Goal of the exercise —
Write the lines out again, from the top of the material to the line containing "import plotly.graph_objects as go", pictures excluded.

Raw data —

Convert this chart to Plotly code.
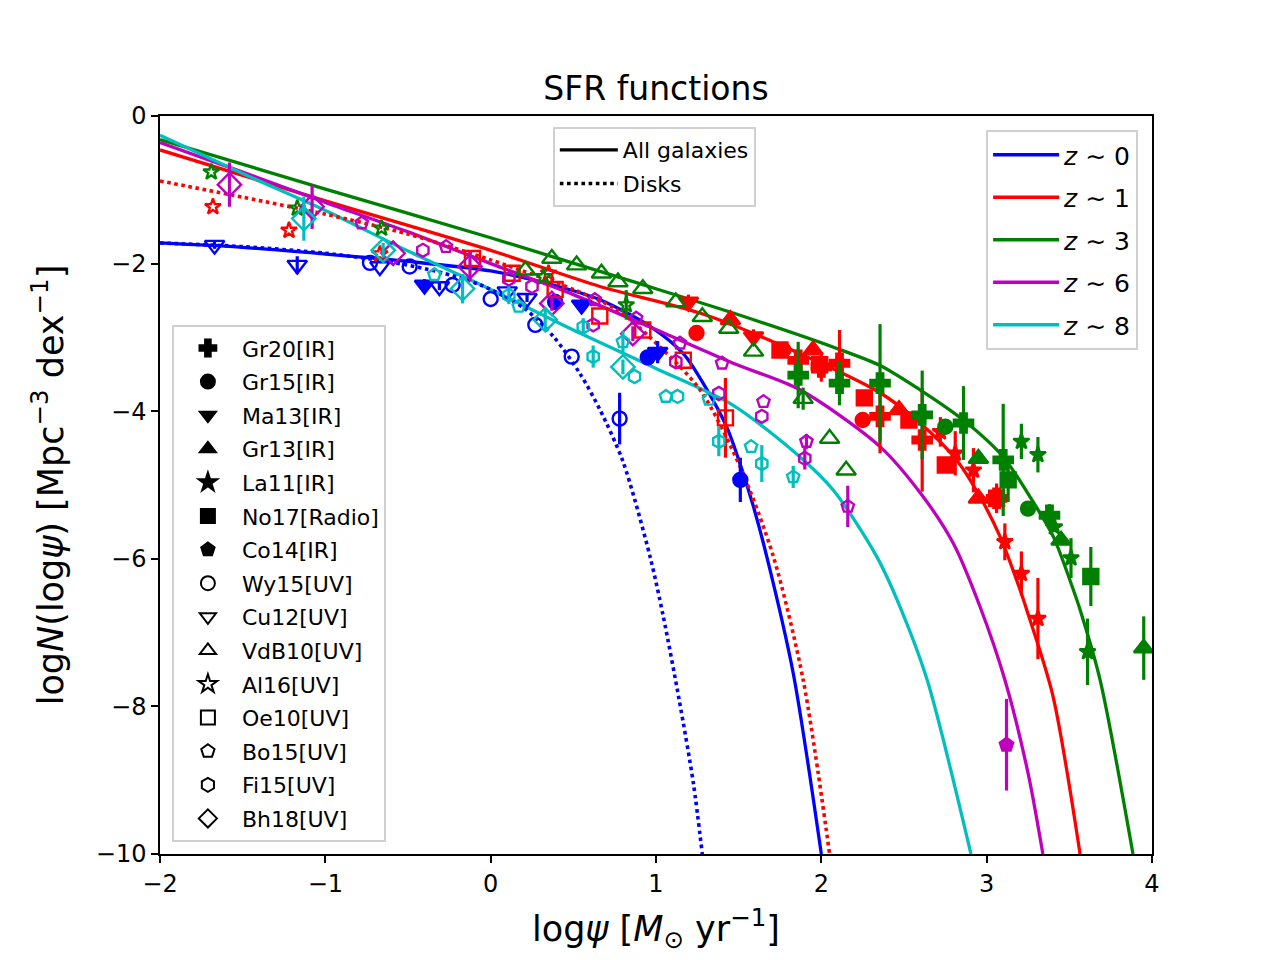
"""
SFR functions: model curves per redshift plus observed points from the literature
"""

import plotly.graph_objects as go

# ---- model curves (log psi, log N) ----
z0_x = [-2.0, -1.5, -1.0, -0.5, 0.0, 0.36, 0.661, 0.964, 1.165, 1.306, 1.427, 1.508, 1.589, 1.67, 1.83, 2.0]
z0_y = [-1.72, -1.78, -1.87, -1.97, -2.1, -2.28, -2.49, -2.85, -3.22, -3.70, -4.21, -4.71, -5.29, -5.97, -7.55, -10.0]

z1_x = [-2.0, -1.0, 0.0, 0.661, 1.266, 1.871, 2.355, 2.597, 2.818, 2.96, 3.081, 3.202, 3.242, 3.40, 3.565]
z1_y = [-0.46, -1.15, -1.82, -2.31, -2.67, -3.22, -3.75, -4.16, -4.66, -5.16, -5.70, -6.42, -6.69, -7.85, -10.0]

z3_x = [-2.0, -1.0, 0.0, 0.862, 1.467, 2.07, 2.355, 2.597, 2.859, 3.10, 3.262, 3.403, 3.524, 3.565, 3.686, 3.885]
z3_y = [-0.32, -0.99, -1.65, -2.245, -2.67, -3.13, -3.38, -3.71, -4.12, -4.62, -5.16, -5.70, -6.42, -6.69, -7.64, -10.0]

z6_x = [-2.0, -1.5, -1.0, -0.5, 0.0, 0.5, 0.964, 1.467, 1.871, 2.355, 2.616, 2.798, 2.96, 3.11, 3.25, 3.34]
z6_y = [-0.36, -0.76, -1.17, -1.57, -2.0, -2.42, -2.86, -3.35, -3.71, -4.48, -5.16, -5.79, -6.65, -7.64, -8.9, -10.0]

z8_x = [-2.0, -1.5, -1.0, -0.5, 0.0, 0.5, 1.0, 1.467, 1.871, 2.073, 2.335, 2.476, 2.64, 2.905]
z8_y = [-0.26, -0.78, -1.28, -1.83, -2.35, -2.9, -3.42, -3.92, -4.62, -5.07, -5.97, -6.65, -7.64, -10.0]

# disk-only curves (dotted)
z0_disk_x = [-2.0, -1.5, -1.0, -0.6, -0.3, -0.06, 0.2, 0.38, 0.54, 0.661, 0.80, 0.964, 1.044, 1.14, 1.226, 1.28]
z0_disk_y = [-1.72, -1.77, -1.86, -1.98, -2.12, -2.29, -2.6, -2.99, -3.49, -3.98, -4.68, -5.97, -6.78, -7.91, -9.04, -10.0]

z1_disk_x = [-2.0, -1.5, -1.0, -0.5, 0.0, 0.5, 0.76, 0.964, 1.266, 1.508, 1.71, 1.89, 2.05]
z1_disk_y = [-0.88, -1.1, -1.33, -1.6, -1.95, -2.35, -2.62, -3.0, -3.71, -4.75, -5.97, -7.64, -10.0]

# ---- observed points: (log psi, log N, error) ----
# z ~ 0
cu12_z0 = [(-1.67, -1.75, 0.05), (-1.17, -2.02, 0.12), (-0.67, -2.04, 0.0),
           (-0.31, -2.31, 0.05), (0.10, -2.38, 0.0), (0.22, -2.47, 0.05)]
wy15_z0 = [(-0.73, -1.99, 0.0), (-0.49, -2.04, 0.0), (-0.23, -2.29, 0.0), (0.0, -2.48, 0.0),
           (0.27, -2.83, 0.0), (0.49, -3.26, 0.0), (0.78, -4.10, 0.35)]
ma13_z0 = [(-0.40, -2.29, 0.08), (0.55, -2.56, 0.08), (1.01, -3.2, 0.15)]
gr15_z0 = [(0.39, -2.52, 0.0), (0.95, -3.27, 0.1), (1.51, -4.93, 0.3)]

# z ~ 1
al16_z1 = [(-1.68, -1.23, 0.0), (-1.22, -1.55, 0.0), (-0.67, -1.87, 0.0), (0.35, -2.13, 0.0)]
oe10_z1 = [(-0.11, -1.93, 0.0), (0.13, -2.13, 0.0), (0.39, -2.35, 0.0), (0.66, -2.71, 0.0),
           (0.92, -2.90, 0.0), (1.165, -3.31, 0.0), (1.42, -4.09, 0.54)]
gr15_z1 = [(1.245, -2.94, 0.0), (1.77, -3.17, 0.0), (2.25, -4.12, 0.0)]
ma13_z1 = [(1.196, -2.52, 0.1), (1.59, -2.99, 0.1)]
gr13_z1 = [(1.45, -2.76, 0.0), (1.95, -3.17, 0.0), (2.47, -3.98, 0.0), (2.95, -5.18, 0.0)]
gr20_z1 = [(1.86, -3.31, 0.15), (2.0, -3.40, 0.2), (2.11, -3.35, 0.45),
           (2.355, -4.07, 0.5), (2.61, -4.39, 0.7), (3.06, -5.18, 0.2)]
la11_z1 = [(2.72, -4.28, 0.2), (2.81, -4.57, 0.3), (2.92, -4.80, 0.3),
           (3.11, -5.77, 0.25), (3.21, -6.2, 0.3), (3.31, -6.81, 0.55)]
no17_z1 = [(1.75, -3.17, 0.0), (1.99, -3.37, 0.1), (2.26, -3.82, 0.0),
           (2.53, -4.12, 0.0), (2.75, -4.73, 0.0), (3.06, -5.18, 0.1)]

# z ~ 3
vdb10_z3 = [(0.21, -2.09, 0.0), (0.37, -1.93, 0.0), (0.52, -2.02, 0.0), (0.67, -2.13, 0.0),
            (0.77, -2.25, 0.0), (0.92, -2.34, 0.0), (1.12, -2.52, 0.0), (1.28, -2.72, 0.0),
            (1.44, -2.88, 0.0), (1.59, -3.19, 0.0), (1.89, -3.83, 0.15), (2.05, -4.37, 0.0),
            (2.15, -4.80, 0.0)]
al16_z3 = [(-1.69, -0.76, 0.0), (-1.17, -1.25, 0.0), (-0.66, -1.52, 0.0),
           (0.32, -2.18, 0.0), (0.82, -2.56, 0.2)]
gr20_z3 = [(1.86, -3.51, 0.45), (2.11, -3.62, 0.3), (2.355, -3.62, 0.8), (2.61, -4.05, 0.6),
           (2.86, -4.16, 0.5), (3.10, -4.66, 0.76), (3.38, -5.41, 0.15)]
gr15_z3 = [(2.75, -4.21, 0.0), (3.25, -5.32, 0.0)]
no17_z3 = [(3.13, -4.93, 0.3), (3.63, -6.24, 0.4)]
gr13_z3 = [(2.95, -4.64, 0.0), (3.45, -5.75, 0.0), (3.95, -7.21, 0.43)]
la11_z3 = [(3.21, -4.41, 0.24), (3.31, -4.59, 0.24), (3.41, -5.57, 0.0),
           (3.51, -5.99, 0.27), (3.61, -7.26, 0.45)]

# z ~ 6
bh18_z6 = [(-1.58, -0.93, 0.3), (-1.08, -1.23, 0.3), (-0.59, -1.86, 0.0),
           (-0.125, -2.04, 0.2), (0.37, -2.54, 0.1), (0.86, -2.95, 0.1)]
bo15_z6 = [(-0.78, -1.45, 0.0), (-0.27, -1.77, 0.0), (0.63, -2.49, 0.0), (0.88, -2.74, 0.0),
           (1.145, -3.08, 0.0), (1.40, -3.35, 0.0), (1.65, -3.87, 0.0), (1.91, -4.41, 0.1),
           (2.16, -5.29, 0.28)]
fi15_z6 = [(-0.41, -1.82, 0.0), (0.11, -2.21, 0.0), (0.25, -2.31, 0.0), (0.62, -2.83, 0.0),
           (1.12, -3.33, 0.0), (1.38, -3.76, 0.0), (1.64, -4.07, 0.0), (1.90, -4.64, 0.15)]
co14_z6 = [(3.12, -8.52, 0.62)]

# z ~ 8
bh18_z8 = [(-1.13, -1.39, 0.3), (-0.65, -1.82, 0.1), (-0.17, -2.34, 0.2),
           (0.33, -2.76, 0.15), (0.80, -3.40, 0.1)]
bo15_z8 = [(-0.34, -2.15, 0.0), (0.17, -2.58, 0.0), (0.80, -3.06, 0.15), (1.06, -3.80, 0.0),
           (1.32, -3.84, 0.0), (1.575, -4.48, 0.0), (1.83, -4.89, 0.15)]
fi15_z8 = [(0.11, -2.43, 0.12), (0.56, -2.86, 0.12), (0.62, -3.26, 0.15), (0.87, -3.53, 0.0),
           (1.13, -3.80, 0.0), (1.38, -4.41, 0.2), (1.64, -4.71, 0.25)]

# legend of the references (name, plotly symbol)
refs = [('Gr20[IR]', 'cross'), ('Gr15[IR]', 'circle'), ('Ma13[IR]', 'triangle-down'),
        ('Gr13[IR]', 'triangle-up'), ('La11[IR]', 'star'), ('No17[Radio]', 'square'),
        ('Co14[IR]', 'pentagon'), ('Wy15[UV]', 'circle-open'), ('Cu12[UV]', 'triangle-down-open'),
        ('VdB10[UV]', 'triangle-up-open'), ('Al16[UV]', 'star-open'), ('Oe10[UV]', 'square-open'),
        ('Bo15[UV]', 'pentagon-open'), ('Fi15[UV]', 'hexagon-open'), ('Bh18[UV]', 'diamond-open')]

BLUE, RED, GREEN, MAG, CYAN = '#0000ff', '#ff0000', '#008000', '#bf00bf', '#00bfbf'
FONT = 'DejaVu Sans'

fig = go.Figure()


def add_points(pts, symbol, color, size=14):
    # scatter with vertical error bars, no caps (like matplotlib errorbar)
    xs = [p[0] for p in pts]
    ys = [p[1] for p in pts]
    es = [p[2] for p in pts]
    fig.add_trace(go.Scatter(
        x=xs, y=ys, mode='markers', showlegend=False,
        marker=dict(symbol=symbol, color=color, size=size,
                    line=dict(color=color, width=2.4)),
        error_y=dict(type='data', array=es, visible=True,
                     thickness=3.2, width=0, color=color),
    ))


# curves first so markers sit on top
for cx, cy, col, name in [(z0_x, z0_y, BLUE, '<i>z</i> ∼ 0'),
                          (z1_x, z1_y, RED, '<i>z</i> ∼ 1'),
                          (z3_x, z3_y, GREEN, '<i>z</i> ∼ 3'),
                          (z6_x, z6_y, MAG, '<i>z</i> ∼ 6'),
                          (z8_x, z8_y, CYAN, '<i>z</i> ∼ 8')]:
    fig.add_trace(go.Scatter(x=cx, y=cy, mode='lines', name=name, legend='legend2',
                             legendgroup=name,
                             line=dict(color=col, width=3.3, shape='spline', smoothing=0.8)))

fig.add_trace(go.Scatter(x=z0_disk_x, y=z0_disk_y, mode='lines', showlegend=False,
                         line=dict(color=BLUE, width=3.6, dash='dot', shape='spline', smoothing=0.8)))
fig.add_trace(go.Scatter(x=z1_disk_x, y=z1_disk_y, mode='lines', showlegend=False,
                         line=dict(color=RED, width=3.6, dash='dot', shape='spline', smoothing=0.8)))

# observations
add_points(cu12_z0, 'triangle-down-open', BLUE, 17)
add_points(wy15_z0, 'circle-open', BLUE, 14)
add_points(ma13_z0, 'triangle-down', BLUE, 17)
add_points(gr15_z0, 'circle', BLUE, 14)

add_points(al16_z1, 'star-open', RED, 12)
add_points(oe10_z1, 'square-open', RED, 15)
add_points(gr15_z1, 'circle', RED, 14)
add_points(ma13_z1, 'triangle-down', RED, 17)
add_points(gr13_z1, 'triangle-up', RED, 17)
add_points(gr20_z1, 'cross', RED, 16)
add_points(la11_z1, 'star', RED, 12)
add_points(no17_z1, 'square', RED, 15)

add_points(vdb10_z3, 'triangle-up-open', GREEN, 17)
add_points(al16_z3, 'star-open', GREEN, 12)
add_points(gr20_z3, 'cross', GREEN, 16)
add_points(gr15_z3, 'circle', GREEN, 14)
add_points(no17_z3, 'square', GREEN, 15)
add_points(gr13_z3, 'triangle-up', GREEN, 17)
add_points(la11_z3, 'star', GREEN, 12)

add_points(bh18_z6, 'diamond-open', MAG, 18)
add_points(bo15_z6, 'pentagon-open', MAG, 13)
add_points(fi15_z6, 'hexagon-open', MAG, 13)
add_points(co14_z6, 'pentagon', MAG, 14)

add_points(bh18_z8, 'diamond-open', CYAN, 18)
add_points(bo15_z8, 'pentagon-open', CYAN, 13)
add_points(fi15_z8, 'hexagon-open', CYAN, 13)

# line-style legend (black)
fig.add_trace(go.Scatter(x=[None], y=[None], mode='lines', name='All galaxies', legend='legend',
                         legendgroup='all', line=dict(color='black', width=3.3)))
fig.add_trace(go.Scatter(x=[None], y=[None], mode='lines', name='Disks', legend='legend',
                         legendgroup='disk', line=dict(color='black', width=3.6, dash='dot')))

# reference legend (black markers), one group each so the gap spaces them out
for name, sym in refs:
    fig.add_trace(go.Scatter(x=[None], y=[None], mode='markers', name=name, legend='legend3',
                             legendgroup=name,
                             marker=dict(symbol=sym, color='black', size=14,
                                         line=dict(color='black', width=2))))

axis_common = dict(
    showline=True, linecolor='black', linewidth=1.5, mirror=True,
    ticks='outside', ticklen=7, tickwidth=1.5, tickcolor='black',
    showgrid=False, zeroline=False,
    tickfont=dict(family=FONT, size=24, color='black'),
)

legend_box = dict(bgcolor='rgba(255,255,255,0.85)', bordercolor='#d0d0d0', borderwidth=2,
                  xref='paper', yref='paper')

fig.update_layout(
    width=1280, height=960,
    paper_bgcolor='white', plot_bgcolor='white',
    # the page body adds 8 px, so the plot box lands on 160..1152 x 116..854
    margin=dict(l=152, r=136, t=108, b=114),
    font=dict(family=FONT, color='black'),
    title=dict(text='SFR functions', x=0.5, xref='paper', xanchor='center',
               y=1 - 80 / 960, yanchor='middle', font=dict(size=33, family=FONT)),
    xaxis=dict(range=[-2, 4], dtick=1,
               title=dict(text='log<i>ψ</i> [<i>M</i><sub>⊙</sub> yr<sup>−1</sup>]',
                          font=dict(size=35, family=FONT), standoff=20),
               **axis_common),
    yaxis=dict(range=[-10, 0], dtick=2,
               title=dict(text='log<i>N</i>(log<i>ψ</i>) [Mpc<sup>−3</sup> dex<sup>−1</sup>]',
                          font=dict(size=35, family=FONT), standoff=22),
               **axis_common),
    legend=dict(x=0.396, y=0.985, xanchor='left', yanchor='top', tracegroupgap=2,
                font=dict(size=22, family=FONT), itemwidth=58, **legend_box),
    legend2=dict(x=0.986, y=0.981, xanchor='right', yanchor='top', tracegroupgap=7,
                 font=dict(size=25, family=FONT), itemwidth=66, **legend_box),
    legend3=dict(x=0.012, y=0.016, xanchor='left', yanchor='bottom', tracegroupgap=2,
                 font=dict(size=22, family=FONT), itemwidth=58, **legend_box),
)

fig.write_html("out.html")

The completed task —
Convert this chart to Plotly code.
"""
SFR functions: model curves per redshift plus observed points from the literature
"""

import plotly.graph_objects as go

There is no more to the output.